Imports an Excel workbook sheet (or a portion of the sheet) as an HDFS input.

Information at a Glance

Category Load Data
Data source type HD
Sends output to other operators Yes1
Data processing tool
Note: The Import Excel (HD) operator is for Hadoop data only. For database data, use the Import Excel (DB) operator.

The Excel workbook can be stored in HDFS or in the current workspace.

Formula cells, styles, dates, currencies, percentages, and so on are supported, and are parsed as numeric values. Non-tabular data such as images and pivot tables are skipped. Hidden columns and protected sheets are parsed as normal.

Input

Import Excel (HD) is a source operator. No inputs are required.
Bad or Missing Values
Blank cells or empty cells are converted to null values.

If a datetime type is specified in the Column Metadata File parameter but the Excel sheet contains values that cannot be parsed with this format, null values are used.

Restrictions

Excel files are read on the Team Studio server. Depending on the memory available on your instance, loading very large Excel files on this server might require a large amount of memory and cause out-of-memory issues. For more information, see Apache POI limitations at https://poi.apache.org/spreadsheet/limitations.html.
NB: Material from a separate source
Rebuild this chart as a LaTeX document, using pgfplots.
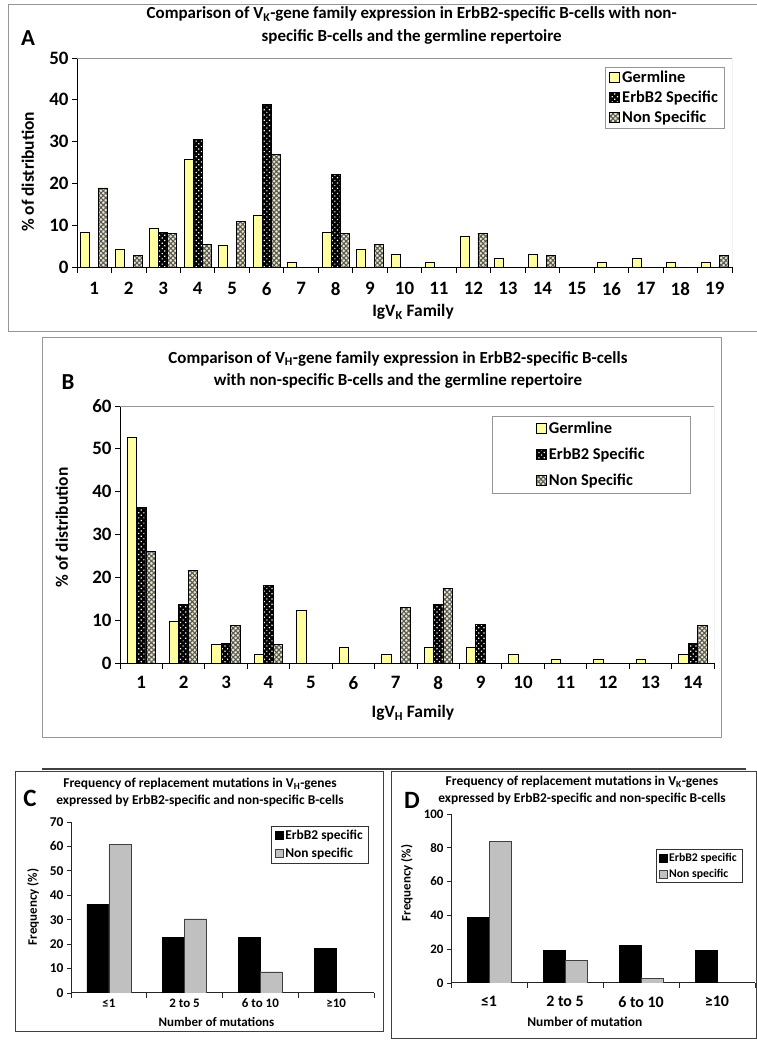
\documentclass[border=0pt]{standalone}
\usepackage{fontspec}
\setmainfont{Carlito}
\usepackage{pgfplots}
\pgfplotsset{compat=1.18}
\usetikzlibrary{patterns,patterns.meta}
\definecolor{germ}{RGB}{255,255,160}
\definecolor{nsbg}{RGB}{236,232,198}
\definecolor{fgray}{RGB}{150,150,150}
\definecolor{ltg}{RGB}{192,192,192}
\tikzset{
  germst/.style={fill=germ,draw=black,line width=0.9bp},
  erbst/.style={fill=black,draw=black,line width=0.9bp,postaction={pattern={Dots[radius=0.85bp,distance=3.7bp,angle=45]},pattern color=white}},
  nonst/.style={fill=nsbg,draw=black,line width=0.9bp,postaction={pattern={Hatch[distance=3.4bp,angle=45,line width=1.1bp]},pattern color=black!65}},
}
\pgfplotsset{
 panelAB/.style={
  scale only axis, axis lines*=left, axis line style={-,black,line width=0.9bp},
  ybar=0pt, ymin=0, enlarge y limits=false,
  tick align=outside, tick style={black, line width=0.8bp},
  major tick length=5bp, minor tick length=6bp,
  major x tick style={draw=none},
  /pgf/number format/assume math mode=true,
  ticklabel style={font=\bfseries\fontsize{19}{19}\selectfont},
  label style={font=\bfseries\fontsize{17.5}{18}\selectfont},
  title style={font=\bfseries\fontsize{17}{23}\selectfont, align=center},
  legend style={draw=fgray, font=\bfseries\fontsize{16.5}{18}\selectfont},
  legend cell align=left,
  legend image code/.code={\draw[##1] (0bp,-5bp) rectangle (10bp,5bp);},
 },
 panelCD/.style={
  scale only axis, axis lines*=left, axis line style={-,black!85,line width=1bp},
  ybar=0pt, ymin=0, enlarge y limits=false,
  tick align=outside, tick style={black!85, line width=0.8bp},
  major tick length=4bp, minor tick length=5bp,
  major x tick style={draw=none},
  xmin=0.5, xmax=4.5, xtick={1,2,3,4}, minor xtick={0.5,1.5,2.5,3.5,4.5},
  xticklabels={≤1,2 to 5,6 to 10,≥10},
  bar width=22bp,
  /pgf/number format/assume math mode=true,
  title style={align=center},
  legend cell align=left,
  legend image code/.code={\draw[##1] (0bp,-4bp) rectangle (8bp,4bp);},
 },
}
\begin{document}
\begin{tikzpicture}[x=1bp,y=1bp]
\useasboundingbox (0,0) rectangle (757,1049);
% frames
\draw[fgray, line width=1bp] (760,1044) -- (8,1044) -- (8,717) -- (760,717);
\draw[fgray, line width=1bp] (42,311) rectangle (721,711);
\draw[black!75, line width=1.2bp] (42,280) -- (746,280);
\draw[black!75, line width=1bp] (15,17) rectangle (383,277);
\draw[black!75, line width=1bp] (391,10) rectangle (756,277);
\node[font=\bfseries\fontsize{23}{23}\selectfont] at (28,1011) {A};
\node[font=\bfseries\fontsize{23}{23}\selectfont] at (68,667) {B};
\node[font=\bfseries\fontsize{25}{25}\selectfont] at (30,251) {C};
\node[font=\bfseries\fontsize{25}{25}\selectfont] at (412,249) {D};

% ---------- Panel A
\begin{axis}[panelAB, at={(77bp,782bp)}, anchor=south west, width=655bp, height=209bp,
 xmin=0.5, xmax=19.5, ymax=50, ytick={0,10,...,50},
 xtick={1,...,19}, minor xtick={0.5,1.5,...,19.5}, bar width=9bp,
 title={Comparison of V\textsubscript{K}-gene family expression in ErbB2-specific B-cells with non-\\specific B-cells and the germline repertoire},
 title style={at={(axis description cs:0.511,1.127)}, anchor=center},
 xlabel={IgV\textsubscript{K} Family}, xlabel style={at={(axis description cs:0.513,-0.215)},anchor=center},
 ylabel={\% of distribution}, ylabel style={at={(axis description cs:-0.075,0.455)},anchor=center},
 legend style={at={(axis description cs:0.988,0.957)},anchor=north east, inner xsep=4bp, row sep=3bp},
 xticklabel style={yshift=-7bp},
]
\addplot[germst] coordinates {(1,8.3)(2,4.2)(3,9.3)(4,25.8)(5,5.2)(6,12.4)(7,1.0)(8,8.3)(9,4.2)(10,3.1)(11,1.0)(12,7.2)(13,2.1)(14,3.1)(16,1.0)(17,2.1)(18,1.0)(19,1.0)};
\addplot[erbst] coordinates {(3,8.3)(4,30.6)(6,38.9)(8,22.2)};
\addplot[nonst] coordinates {(1,18.9)(2,2.7)(3,8.1)(4,5.4)(5,10.8)(6,27.0)(8,8.1)(9,5.4)(12,8.1)(14,2.7)(19,2.7)};
\legend{Germline,ErbB2 Specific,Non Specific}
\draw[fgray, line width=0.9bp] (rel axis cs:0,1) -- (rel axis cs:1,1) -- (rel axis cs:1,0);
\end{axis}

% ---------- Panel B
\begin{axis}[panelAB, at={(120bp,386bp)}, anchor=south west, width=594bp, height=257bp,
 xmin=0.5, xmax=14.5, ymax=60, ytick={0,10,...,60},
 xtick={1,...,14}, minor xtick={0.5,1.5,...,14.5}, bar width=9.5bp,
 title={Comparison of V\textsubscript{H}-gene family expression in ErbB2-specific B-cells\\with non-specific B-cells and the germline repertoire},
 title style={at={(axis description cs:0.468,1.117)}, anchor=center},
 xlabel={IgV\textsubscript{H} Family}, xlabel style={at={(axis description cs:0.493,-0.195)},anchor=center},
 ylabel={\% of distribution}, ylabel style={at={(axis description cs:-0.098,0.527)},anchor=center},
 legend style={at={(axis description cs:0.961,0.961)},anchor=north east, inner xsep=44bp, inner ysep=4bp, row sep=9bp},
 xticklabel style={yshift=-5bp},
]
\addplot[germst] coordinates {(1,52.6)(2,9.8)(3,4.3)(4,1.9)(5,12.2)(6,3.7)(7,1.9)(8,3.7)(9,3.7)(10,1.9)(11,0.9)(12,0.9)(13,0.9)(14,1.9)};
\addplot[erbst] coordinates {(1,36.4)(2,13.6)(3,4.5)(4,18.2)(8,13.6)(9,9.1)(14,4.5)};
\addplot[nonst] coordinates {(1,26.1)(2,21.7)(3,8.7)(4,4.3)(7,13.0)(8,17.4)(14,8.7)};
\legend{Germline,ErbB2 Specific,Non Specific}
\draw[fgray, line width=0.9bp] (rel axis cs:0,1) -- (rel axis cs:1,1) -- (rel axis cs:1,0);
\end{axis}

% ---------- Panel C
\begin{axis}[panelCD, at={(71bp,56bp)}, anchor=south west, width=303bp, height=171bp,
 ymax=70, ytick={0,10,...,70},
 yticklabel style={font=\bfseries\fontsize{13.5}{14}\selectfont},
 xticklabel style={font=\bfseries\fontsize{13}{13}\selectfont, inner sep=0.5bp, yshift=-1bp},
 title={Frequency of replacement mutations in V\textsubscript{H}-genes\\expressed by ErbB2-specific and non-specific B-cells},
 title style={font=\bfseries\fontsize{13.5}{17}\selectfont, at={(axis description cs:0.426,1.137)}, anchor=center},
 xlabel={Number of mutations}, xlabel style={font=\bfseries\fontsize{13}{13}\selectfont, inner sep=0.5bp, at={(axis description cs:0.48,-0.170)},anchor=center},
 ylabel={Frequency (\%)}, ylabel style={font=\bfseries\fontsize{13}{13}\selectfont, at={(axis description cs:-0.125,0.503)},anchor=center},
 legend style={draw=black!80, font=\bfseries\fontsize{13.5}{14}\selectfont, at={(axis description cs:0.983,0.977)},anchor=north east, row sep=3bp, inner xsep=4bp},
]
\addplot[fill=black, draw=black] coordinates {(1,36.4)(2,22.7)(3,22.7)(4,18.2)};
\addplot[fill=ltg, draw=black!75] coordinates {(1,60.9)(2,30.4)(3,8.7)};
\legend{ErbB2 specific,Non specific}
\end{axis}

% ---------- Panel D
\begin{axis}[panelCD, at={(451bp,66bp)}, anchor=south west, width=304bp, height=169bp,
 ymax=100, ytick={0,20,...,100},
 yticklabel style={font=\bfseries\fontsize{13}{13}\selectfont},
 xticklabel style={font=\bfseries\fontsize{16}{16}\selectfont, yshift=-6bp},
 title={Frequency of replacement mutations in V\textsubscript{K}-genes\\expressed by ErbB2-specific and non-specific B-cells},
 title style={font=\bfseries\fontsize{13.5}{17}\selectfont, at={(axis description cs:0.431,1.104)}, anchor=center},
 xlabel={Number of mutation}, xlabel style={font=\bfseries\fontsize{13.5}{14}\selectfont, at={(axis description cs:0.44,-0.231)},anchor=center},
 ylabel={Frequency (\%)}, ylabel style={font=\bfseries\fontsize{13}{13}\selectfont, at={(axis description cs:-0.145,0.592)},anchor=center},
 legend style={draw=black!80, font=\bfseries\fontsize{11.8}{13}\selectfont, at={(axis description cs:0.957,0.793)},anchor=north east, row sep=2bp, inner xsep=3bp},
]
\addplot[fill=black, draw=black] coordinates {(1,38.9)(2,19.4)(3,22.2)(4,19.4)};
\addplot[fill=ltg, draw=black!75] coordinates {(1,83.8)(2,13.5)(3,2.7)};
\legend{ErbB2 specific,Non specific}
\end{axis}
\end{tikzpicture}
\end{document}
Team Studio uses the configuration parameter custom_operators, set in the alpine.conf file, to avoid loading files that are too large. If the Excel file is bigger than this limit, it does not load and an error message is displayed. The default value is 30.0 (MB). The administrator of your Team Studio instance can modify the default value.

Configuration

Parameter Description
Notes Any notes or helpful information about this operator's parameter settings. When you enter content in the Notes field, a yellow asterisk is displayed on the operator.
Data Source (Hadoop) The data source where the output should be stored (and where the Column Metadata Table is stored).
Hadoop File The Excel workbook if stored in HDFS.
Note: Supported formats are .xls, .xslx and .xlsm.

If this field is left blank, a work file must be identified (in the Work File parameter below).
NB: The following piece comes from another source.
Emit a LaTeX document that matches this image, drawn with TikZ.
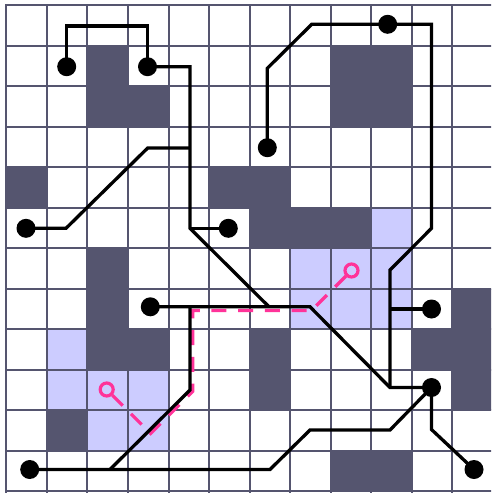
\documentclass[tikz,border=0pt]{standalone}
\definecolor{darkc}{HTML}{55556F}
\definecolor{lightc}{HTML}{CCCCFF}
\definecolor{pinkc}{HTML}{FF3399}
\begin{document}
\begin{tikzpicture}[x=1pt,y=-1pt,
  wire/.style={line width=3.3pt,black,line join=miter},
  dot/.style={circle,fill=black,inner sep=0pt,minimum size=19pt},
  ring/.style={circle,draw=pinkc,line width=3.2pt,inner sep=0pt,minimum size=13pt},
  route/.style={pinkc,line width=3.2pt,dash pattern=on 15pt off 11.7pt},
  gridline/.style={darkc,line width=2pt}]
\useasboundingbox (0,0) rectangle (491,493);
\fill[white] (0,0) rectangle (491,493);
\begin{scope}
\clip (0,0) rectangle (491,493);
% dark cells
\foreach \c/\r in {2/1,8/1,9/1,2/2,3/2,8/2,9/2,0/4,5/4,6/4,6/5,7/5,8/5,2/6,2/7,11/7,2/8,3/8,6/8,10/8,11/8,6/9,11/9,1/10,8/11,9/11}
  \fill[darkc] ({6.3+40.55*\c},{5.3+40.5*\r}) rectangle ++(40.55,40.5);
% light cells
\foreach \c/\r in {9/5,7/6,8/6,9/6,7/7,8/7,9/7,1/8,1/9,2/9,3/9,2/10,3/10}
  \fill[lightc] ({6.3+40.55*\c},{5.3+40.5*\r}) rectangle ++(40.55,40.5);
% grid
\foreach \i in {0,...,12} {
  \draw[gridline] ({6.3+40.55*\i},4.3) -- ({6.3+40.55*\i},494);
  \draw[gridline] (5.3,{5.3+40.5*\i}) -- (494,{5.3+40.5*\i});
}
\end{scope}
% dot centres
\coordinate (c1) at (66.7,66.7);
\coordinate (c2) at (147.5,66.7);
\coordinate (c3) at (387.7,24.3);
\coordinate (c4) at (267.3,147.7);
\coordinate (c5) at (26,228.3);
\coordinate (c6) at (228.3,228.3);
\coordinate (c7) at (150.3,306.8);
\coordinate (c8) at (431.5,309);
\coordinate (c9) at (431.5,387.5);
\coordinate (c10) at (474,469.5);
\coordinate (c11) at (29.7,469.5);
% junctions
\coordinate (j1) at (66.7,26);
\coordinate (j2) at (147.5,26);
\coordinate (j3) at (190,66.7);
\coordinate (j4) at (190,148);
\coordinate (j5) at (190,228.3);
\coordinate (j6) at (269,306.8);
\coordinate (j7) at (147.7,148);
\coordinate (j8) at (66,228.3);
\coordinate (j9) at (310,306.8);
\coordinate (j10) at (390,387.5);
\coordinate (j11) at (190,306.8);
\coordinate (j12) at (190,390);
\coordinate (j13) at (110,469.5);
\coordinate (j14) at (270,469.5);
\coordinate (j15) at (310,430);
\coordinate (j16) at (390,430);
\coordinate (j17) at (431.5,429.5);
\coordinate (j18) at (267.3,68.3);
\coordinate (j19) at (311.7,24.3);
\coordinate (j20) at (431.5,24.3);
\coordinate (j21) at (431.5,228.3);
\coordinate (j22) at (390,270);
\coordinate (j23) at (390,309);
% pink route
\node[ring] (r1) at (351.5,270.5) {};
\node[ring] (r2) at (106.7,389.5) {};
\coordinate (q1) at (311.5,310.5);
\coordinate (q2) at (192.7,310.5);
\coordinate (q3) at (192.7,391.5);
\coordinate (q4) at (150.7,433.5);
\draw[route] (r1) -- (q1) -- (q2) -- (q3) -- (q4) -- (r2);
% wires
\draw[wire] (c1) -- (j1) -- (j2) -- (c2);
\draw[wire] (c2) -- (j3) -- (j4) -- (j5) -- (j6);
\draw[wire] (j4) -- (j7) -- (j8) -- (c5);
\draw[wire] (j5) -- (c6);
\draw[wire] (c7) -- (j9) -- (j10) -- (c9);
\draw[wire] (j11) -- (j12) -- (j13);
\draw[wire] (c11) -- (j14) -- (j15) -- (j16) -- (c9);
\draw[wire] (c9) -- (j17) -- (c10);
\draw[wire] (c4) -- (j18) -- (j19) -- (c3) -- (j20) -- (j21) -- (j22) -- (j10);
\draw[wire] (j23) -- (c8);
% dots
\foreach \k in {1,...,11}
  \node[dot] (d\k) at (c\k) {};
\end{tikzpicture}
\end{document}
Chorus Workfile The Excel workbook if stored in the current workspace. Only workbooks with the following extensions are displayed: .xls, .xlsx, and .xlsm.

If this field is left blank, a Hadoop file must be identified (in the Data Source (Hadoop) parameter above).

Sheet Number The number of the sheet to extract (the first sheet is 1).
Top Left Corner Cell The cell address that defines the top-left cell of the data portion to extract in the selected sheet (for example, B10).
Note: If your workbook sheet contains a header, skip it and select a cell on the following row. This is necessary because the header is read separately in the Column Metadata File (CSV) parameter, from a CSV file that includes both names and column types.
Right Cut-Off Column Letter An optional column letter that defines where the portion of data to extract should be cut at the right. If not specified, the data extraction is cut at the last defined cell of the first row selected (row number in Top Left Corner Cell).
Note: If this parameter is not specified and the first row selected is empty or not defined, an error is displayed.
Bottom Cut-Off Row Number An optional row number that defines where the portion of data to extract should be cut at the bottom. If not specified, the data extraction is cut at the last defined row in the sheet.
Column Metadata File (CSV) The HDFS file (the CSV file) that defines the header and column types for the output. The file should contain the following two rows of the same length.
  • The first row for column names.
  • The second row for column types (supported types are int, long, double, float, chararray, and datetime, with format specified (for example, datetime yyyy-MM-dd).

This file is read at runtime and the output schema is available to the subsequent operator only after the operator is run.

Output Directory The location to store the output files.
Output Name The name to contain the results.
Overwrite Output Specifies whether to delete existing data at that path.
  • Yes - if the path exists, delete that file and save the results.
  • No - fail if the path already exists.

Output

Summary tab
Summary of the parameters selected, as shown in the following image.



Output tab
Data preview of the data extracted from the Excel workbook sheet, as shown in the following image.



Data Output
A single tabular data set that is extracted from the sheet, and can be transmitted to subsequent operators only after the operator is run.
1 The full output schema is not available until you step-run the operator. After the operator is run, the output schema automatically updates, and subsequent operators are either validated or turn red depending on the structure of the output data.